Leave the pictures out and quote every line from the start of the listing to the line with "minimum width=124pt, minimum", inclusive.
— start of Data provided —
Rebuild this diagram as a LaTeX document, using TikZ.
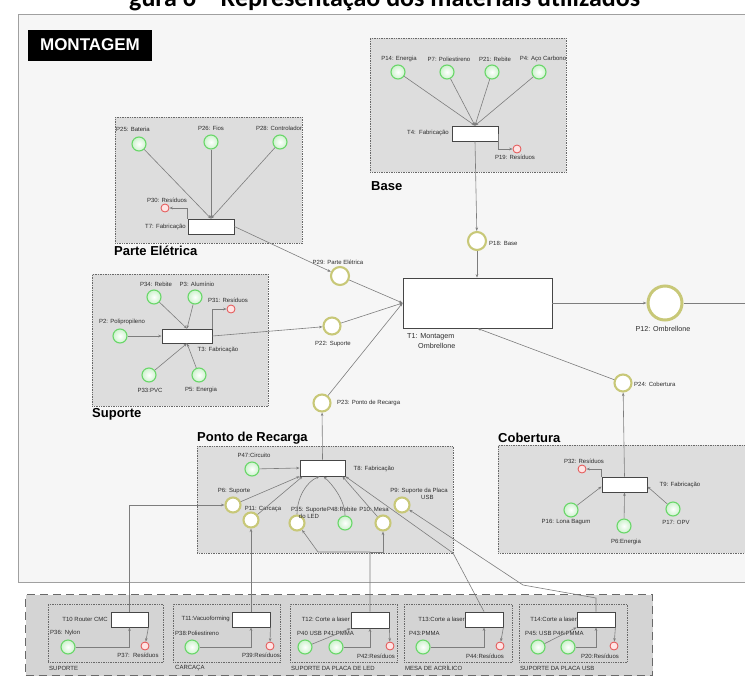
\documentclass[tikz,border=0pt]{standalone}
\usepackage{fontspec}
\setmainfont{Liberation Sans}
\newfontfamily\titlefont{Carlito}
\usetikzlibrary{arrows.meta}
\definecolor{framebg}{RGB}{246,246,246}
\definecolor{framedr}{RGB}{160,160,160}
\definecolor{grpbg}{RGB}{221,221,221}
\definecolor{grpdr}{RGB}{105,105,105}
\definecolor{gring}{RGB}{105,215,105}
\definecolor{gfill}{RGB}{205,242,205}
\definecolor{yring}{RGB}{200,200,120}
\definecolor{rring}{RGB}{228,80,80}
\definecolor{rfill}{RGB}{255,228,228}
\definecolor{trdr}{RGB}{70,70,70}
\definecolor{arcc}{RGB}{125,125,125}
\definecolor{lblc}{RGB}{45,45,45}
\begin{document}
\begin{tikzpicture}[x=1pt,y=-1pt,
  gp/.style={circle, draw=gring, line width=1.1pt, inner color=white, outer color=gfill, minimum size=14pt, inner sep=0pt},
  yp/.style={circle, draw=yring, line width=2.1pt, fill=white, minimum size=17pt, inner sep=0pt},
  ys/.style={yp, minimum size=15pt},
  rp/.style={circle, draw=rring, line width=0.8pt, fill=rfill, minimum size=8pt, inner sep=0pt},
  tr/.style={rectangle, draw=trdr, line width=0.8pt, fill=white, inner sep=0pt},
  grp/.style={rectangle, draw=grpdr, densely dotted, line width=0.7pt, fill=grpbg, anchor=north west, inner sep=0pt},
  lbl/.style={font=\fontsize{6}{6.6}\selectfont, text=lblc, inner sep=0pt, align=center},
  blbl/.style={font=\fontsize{7.2}{8.2}\selectfont, text=lblc, inner sep=0pt},
  glbl/.style={font=\bfseries\fontsize{13}{13}\selectfont, inner sep=0pt, anchor=west},
  arc/.style={draw=arcc, line width=0.6pt, -{Stealth[length=3.5pt,width=2.6pt]}},
  arcn/.style={draw=arcc, line width=0.6pt}]
\useasboundingbox (0,0) rectangle (745,686);
\clip (0,0) rectangle (745,686);

% frame and headings
\node[draw=framedr, fill=framebg, line width=0.8pt, anchor=north west, minimum width=760pt, minimum height=568pt, inner sep=0pt] (frame) at (18,14) {};
\node[font=\titlefont\bfseries\fontsize{26}{26}\selectfont, anchor=base west, inner sep=0pt] (title) at (129,6) {gura 6 – Representação dos materiais utilizados};
\node[fill=black, text=white, font=\bfseries\fontsize{17}{17}\selectfont, minimum width=124pt, minimum height=31pt, inner sep=0pt] (mont) at (90,45) {MONTAGEM};

% group boxes
\node[grp, minimum width=196pt, minimum height=134pt] (gBase) at (370,38) {};
\node[grp, minimum width=187pt, minimum height=126pt] (gPE) at (115,117) {};
\node[grp, minimum width=176pt, minimum height=132pt] (gSup) at (92,274) {};
\node[grp, minimum width=256pt, minimum height=107pt] (gPR) at (197,446) {};
\node[grp, minimum width=262pt, minimum height=108pt] (gCob) at (498,445) {};
\node[rectangle, draw=grpdr, dash pattern=on 8pt off 5pt, line width=1.3pt, fill=grpbg!96!black, anchor=north west, inner sep=0pt, minimum width=627pt, minimum height=81pt] (gBot) at (25,594) {};
\node[grp, fill=grpbg!96!black, minimum width=115pt, minimum height=58pt] (sb1) at (48,604) {};
\node[grp, fill=grpbg!96!black, minimum width=107pt, minimum height=58pt] (sb2) at (173,604) {};
\node[grp, fill=grpbg!96!black, minimum width=107pt, minimum height=58pt] (sb3) at (290,604) {};
\node[grp, fill=grpbg!96!black, minimum width=108pt, minimum height=58pt] (sb4) at (404,604) {};
\node[grp, fill=grpbg!96!black, minimum width=108pt, minimum height=58pt] (sb5) at (519,604) {};

\node[glbl] (lBase) at (371,186) {Base};
\node[glbl] (lPE) at (114,251) {Parte Elétrica};
\node[glbl] (lSup) at (92,414) {Suporte};
\node[glbl] (lPR) at (197,438) {Ponto de Recarga};
\node[glbl] (lCob) at (498,438) {Cobertura};

% ---- Base
\node[gp] (P14) at (398,72) {};
\node[gp] (P7) at (447,72) {};
\node[gp] (P21) at (492,72) {};
\node[gp] (P4) at (539,72) {};
\node[tr, minimum width=46pt, minimum height=15pt] (T4) at (475,133.5) {};
\node[rp] (P19) at (517,149) {};
\node[lbl] (lP14) at (399,59) {P14: Energia};
\node[lbl] (lP7) at (449,59) {P7: Poliestireno};
\node[lbl] (lP21) at (495,59) {P21: Rebite};
\node[lbl] (lP4) at (543,59) {P4: Aço Carbono};
\node[lbl, anchor=east] (lT4) at (449,133) {T4:\ \ Fabricação};
\node[lbl] (lP19) at (515,157) {P19: Resíduos};

% ---- centre
\node[yp, minimum size=18pt] (P18) at (477,241) {};
\node[lbl, anchor=west] (lP18) at (489,243) {P18: Base};
\node[tr, minimum width=149pt, minimum height=50pt] (T1) at (477.5,303) {};
\node[blbl, anchor=west] (lT1a) at (407,337) {T1: Montagem};
\node[blbl, anchor=west] (lT1b) at (418,346) {Ombrellone};
\node[yp, minimum size=34pt, line width=3pt] (P12) at (665,303) {};
\node[blbl] (lP12) at (663,329) {P12: Ombrellone};
\coordinate (rEnd) at (748,303);
\node[yp] (P24) at (623,383) {};
\node[lbl, anchor=west] (lP24) at (634,384) {P24: Cobertura};
\node[yp, minimum size=18pt] (P29) at (340,276) {};
\node[lbl] (lP29) at (338,262) {P29: Parte Elétrica};
\node[yp] (P22) at (332,326) {};
\node[lbl] (lP22) at (333,344) {P22: Suporte};
\node[yp] (P23) at (322,403) {};
\node[lbl, anchor=west] (lP23) at (337,403) {P23: Ponto de Recarga};

% ---- Parte Eletrica
\node[gp] (P25) at (139,144) {};
\node[gp] (P26) at (211,142) {};
\node[gp] (P28) at (280,142) {};
\node[tr, minimum width=46pt, minimum height=15pt] (T7) at (211,226.5) {};
\node[rp] (P30) at (165,208) {};
\node[lbl] (lP25) at (133,129) {P25: Bateria};
\node[lbl] (lP26) at (211,128) {P26: Fios};
\node[lbl] (lP28) at (279,128) {P28: Controlador};
\node[lbl, anchor=east] (lT7) at (186,227) {T7: Fabricação};
\node[lbl] (lP30) at (167,200) {P30: Resíduos};

% ---- Suporte
\node[gp] (P34) at (154,297) {};
\node[gp] (P3) at (195,297) {};
\node[gp] (P2) at (120,336) {};
\node[gp] (P33) at (149,375) {};
\node[gp] (P5) at (199,375) {};
\node[tr, minimum width=50pt, minimum height=14pt] (T3) at (187,336) {};
\node[rp] (P31) at (231,309) {};
\node[lbl] (lP34) at (156,284) {P34: Rebite};
\node[lbl] (lP3) at (197,284) {P3: Alumínio};
\node[lbl] (lP31) at (228,300) {P31: Resíduos};
\node[lbl] (lP2) at (122,322) {P2: Polipropileno};
\node[lbl] (lP33) at (150,390) {P33:PVC};
\node[lbl] (lP5) at (201,390) {P5: Energia};
\node[lbl] (lT3) at (218,350) {T3: Fabricação};

% ---- Ponto de Recarga
\node[tr, minimum width=45pt, minimum height=16pt] (T8) at (322.5,468) {};
\node[lbl] (lT8) at (374,469) {T8: Fabricação};
\node[gp] (P47) at (252,469) {};
\node[lbl] (lP47) at (254,455) {P47:Circuito};
\node[ys] (P6s) at (233,505) {};
\node[lbl] (lP6s) at (234,491) {P6: Suporte};
\node[ys] (P11) at (251,520) {};
\node[lbl] (lP11) at (263,509) {P11: Carcaça};
\node[ys] (P35) at (297,523) {};
\node[lbl] (lP35) at (309,513) {P35: Suporte\\ do LED};
\node[gp] (P48) at (345,523) {};
\node[lbl] (lP48) at (342,509) {P48:Rebite};
\node[ys] (P10) at (383,523) {};
\node[lbl] (lP10) at (374,509) {P10: Mesa};
\node[ys] (P9) at (402,505) {};
\node[lbl] (lP9) at (419,494) {P9: Suporte da Placa\\ \ \ \ \ \ \ \ \ \ \ USB};

% ---- Cobertura
\node[tr, minimum width=45pt, minimum height=15pt] (T9) at (624.5,484.5) {};
\node[lbl] (lT9) at (680,485) {T9: Fabricação};
\node[rp] (P32) at (582,469) {};
\node[lbl] (lP32) at (584,461) {P32: Resíduos};
\node[gp] (P16) at (571,510) {};
\node[lbl] (lP16) at (566,522) {P16: Lona Bagum};
\node[gp] (P6e) at (624,526) {};
\node[lbl] (lP6e) at (626,542) {P6:Energia};
\node[gp] (P17) at (673,509) {};
\node[lbl] (lP17) at (676,522) {P17: OPV};

% ---- bottom sub-processes
\node[tr, minimum width=37pt, minimum height=15pt] (T10) at (129.5,619.5) {};
\node[lbl, anchor=east] (lT10) at (108,619) {T10 Router CMC};
\node[gp] (P36) at (68,647) {};
\node[lbl, anchor=west] (lP36) at (50,633) {P36: Nylon};
\node[rp] (P37) at (145,646) {};
\node[lbl] (lP37) at (138,655) {P37:\ \ Resíduos};
\node[lbl, anchor=west] (lsb1) at (49,668) {SUPORTE};

\node[tr, minimum width=38pt, minimum height=15pt] (T11) at (251,619.5) {};
\node[lbl, anchor=east] (lT11) at (230,619) {T11:Vacuoforming};
\node[gp] (P38) at (192,647) {};
\node[lbl, anchor=west] (lP38) at (175,633) {P38:Poliestireno};
\node[rp] (P39) at (270,646) {};
\node[lbl] (lP39) at (261,655) {P39:Resíduos};
\node[lbl, anchor=west] (lsb2) at (175,668) {CARCAÇA};

\node[tr, minimum width=38pt, minimum height=16pt] (T12) at (370,620) {};
\node[lbl, anchor=east] (lT12) at (350,619) {T12:\ Corte a laser};
\node[gp] (P40) at (305,647) {};
\node[gp] (P41) at (336,647) {};
\node[lbl, anchor=west] (lP40) at (297,633) {P40 USB P41:PMMA};
\node[rp] (P42) at (390,646) {};
\node[lbl] (lP42) at (376,656) {P42:Resíduos};
\node[lbl, anchor=west] (lsb3) at (291,668) {SUPORTE DA PLACA DE LED};

\node[tr, minimum width=38pt, minimum height=15pt] (T13) at (484,619.5) {};
\node[lbl, anchor=east] (lT13) at (465,619) {T13:Corte a laser};
\node[gp] (P43) at (423,647) {};
\node[lbl, anchor=west] (lP43) at (409,633) {P43:PMMA};
\node[rp] (P44) at (500,646) {};
\node[lbl] (lP44) at (485,656) {P44:Resíduos};
\node[lbl, anchor=west] (lsb4) at (405,668) {MESA DE ACRÍLICO};

\node[tr, minimum width=38pt, minimum height=15pt] (T14) at (596,619.5) {};
\node[lbl, anchor=east] (lT14) at (577,619) {T14:Corte a laser};
\node[gp] (P45) at (538,647) {};
\node[gp] (P46) at (568,647) {};
\node[lbl, anchor=west] (lP45) at (525,633) {P45:\ USB P46:PMMA};
\node[rp] (P20) at (614,646) {};
\node[lbl] (lP20) at (600,656) {P20:Resíduos};
\node[lbl, anchor=west] (lsb5) at (520,668) {SUPORTE DA PLACA USB};

% knee points
\coordinate (kA) at (453,553);
\coordinate (k12) at (370,552);
\coordinate (k35) at (318,552);
\coordinate (k10) at (383,552);
\coordinate (k14a) at (596,598);
\coordinate (k14b) at (523,585);
\coordinate (kT10) at (129.5,505);

% ---- arcs: Base
\draw[arc] (P14) -- (T4.north);
\draw[arc] (P7) -- (T4.north);
\draw[arc] (P21) -- (T4.north);
\draw[arc] (P4) -- (T4.north);
\draw[arc] (T4.east) -- (T4.east |- P19) -- (P19);
\draw[arc] (T4.south) -- (P18);
\draw[arc] (P18) -- (P18 |- T1.north);
% centre
\draw[arc] (T1.east) -- (P12);
\draw[arcn] (P12) -- (rEnd);
\draw[arc] (P24) -- (T1.south);
\draw[arc] (T9.north) -- (P24);
\draw[arc] (P29) -- (T1.west);
\draw[arc] (P22) -- (T1.west);
\draw[arc] (P23) -- (T1.west);
\draw[arc] (T7.east) -- (P29);
\draw[arc] (T3.east) -- (P22);
\draw[arc] (T8.north) -- (P23);
% Parte Eletrica
\draw[arc] (P25) -- (T7.north);
\draw[arc] (P26) -- (T7.north);
\draw[arc] (P28) -- (T7.north);
\draw[arc] (T7.north west) -- (T7.north west |- P30) -- (P30);
% Suporte
\draw[arc] (P34) -- (T3.north);
\draw[arc] (P3) -- (T3.north);
\draw[arc] (P2) -- (T3.west);
\draw[arc] (P33) -- (T3.south);
\draw[arc] (P5) -- (T3.south);
\draw[arc] (T3.north east) -- (T3.north east |- P31) -- (P31);
% Ponto de Recarga
\draw[arc] (P47) -- (T8.west);
\draw[arc] (P6s) -- (T8.south west);
\draw[arc] (P11) -- ([xshift=3pt]T8.south west);
\draw[arc] (P35) .. controls (297,498) and (306,482) .. ([xshift=-3pt]T8.south);
\draw[arc] (P48) .. controls (345,500) and (332,484) .. ([xshift=1pt]T8.south);
\draw[arc] (P10) -- ([xshift=-3pt]T8.south east);
\draw[arc] (T13.north) -- (kA) -- (T8.south east);
\draw[arc] (T12.north) -- (k12) -- (k35) -- (P35);
\draw[arc] (k12) -- (k10) -- (P10);
\draw[arc] (T14.north) -- (k14a) -- (k14b) -- (P9);
\draw[arc] (T10.north) -- (kT10) -- (P6s);
\draw[arc] (T11.north) -- (P11);
% Cobertura
\draw[arc] (P16) -- ([yshift=-2pt]T9.west);
\draw[arc] (P6e) -- (T9.south);
\draw[arc] (P17) -- ([yshift=-2pt]T9.east);
\draw[arc] (T9.north west) -- (T9.north west |- P32) -- (P32);
% bottom
\draw[arc] (P36) -- (P36 -| T10.south) -- (T10.south);
\draw[arc] (T10.south east) -- (P37);
\draw[arc] (P38) -- (P38 -| T11.south) -- (T11.south);
\draw[arc] (T11.south east) -- (P39);
\draw[arc] (P40) -- (T12.south west);
\draw[arc] (P41) -- (P41 -| T12.south) -- (T12.south);
\draw[arc] (T12.south east) -- (P42);
\draw[arc] (P43) -- (P43 -| T13.south) -- (T13.south);
\draw[arc] (T13.south east) -- (P44);
\draw[arc] (P45) -- (T14.south west);
\draw[arc] (P46) -- (P46 -| T14.south) -- (T14.south);
\draw[arc] (T14.south east) -- (P20);
\end{tikzpicture}
\end{document}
— end of Data provided —
◆ Expected answer
Rebuild this diagram as a LaTeX document, using TikZ.
\documentclass[tikz,border=0pt]{standalone}
\usepackage{fontspec}
\setmainfont{Liberation Sans}
\newfontfamily\titlefont{Carlito}
\usetikzlibrary{arrows.meta}
\definecolor{framebg}{RGB}{246,246,246}
\definecolor{framedr}{RGB}{160,160,160}
\definecolor{grpbg}{RGB}{221,221,221}
\definecolor{grpdr}{RGB}{105,105,105}
\definecolor{gring}{RGB}{105,215,105}
\definecolor{gfill}{RGB}{205,242,205}
\definecolor{yring}{RGB}{200,200,120}
\definecolor{rring}{RGB}{228,80,80}
\definecolor{rfill}{RGB}{255,228,228}
\definecolor{trdr}{RGB}{70,70,70}
\definecolor{arcc}{RGB}{125,125,125}
\definecolor{lblc}{RGB}{45,45,45}
\begin{document}
\begin{tikzpicture}[x=1pt,y=-1pt,
  gp/.style={circle, draw=gring, line width=1.1pt, inner color=white, outer color=gfill, minimum size=14pt, inner sep=0pt},
  yp/.style={circle, draw=yring, line width=2.1pt, fill=white, minimum size=17pt, inner sep=0pt},
  ys/.style={yp, minimum size=15pt},
  rp/.style={circle, draw=rring, line width=0.8pt, fill=rfill, minimum size=8pt, inner sep=0pt},
  tr/.style={rectangle, draw=trdr, line width=0.8pt, fill=white, inner sep=0pt},
  grp/.style={rectangle, draw=grpdr, densely dotted, line width=0.7pt, fill=grpbg, anchor=north west, inner sep=0pt},
  lbl/.style={font=\fontsize{6}{6.6}\selectfont, text=lblc, inner sep=0pt, align=center},
  blbl/.style={font=\fontsize{7.2}{8.2}\selectfont, text=lblc, inner sep=0pt},
  glbl/.style={font=\bfseries\fontsize{13}{13}\selectfont, inner sep=0pt, anchor=west},
  arc/.style={draw=arcc, line width=0.6pt, -{Stealth[length=3.5pt,width=2.6pt]}},
  arcn/.style={draw=arcc, line width=0.6pt}]
\useasboundingbox (0,0) rectangle (745,686);
\clip (0,0) rectangle (745,686);

% frame and headings
\node[draw=framedr, fill=framebg, line width=0.8pt, anchor=north west, minimum width=760pt, minimum height=568pt, inner sep=0pt] (frame) at (18,14) {};
\node[font=\titlefont\bfseries\fontsize{26}{26}\selectfont, anchor=base west, inner sep=0pt] (title) at (129,6) {gura 6 – Representação dos materiais utilizados};
\node[fill=black, text=white, font=\bfseries\fontsize{17}{17}\selectfont, minimum width=124pt, minimum height=31pt, inner sep=0pt] (mont) at (90,45) {MONTAGEM};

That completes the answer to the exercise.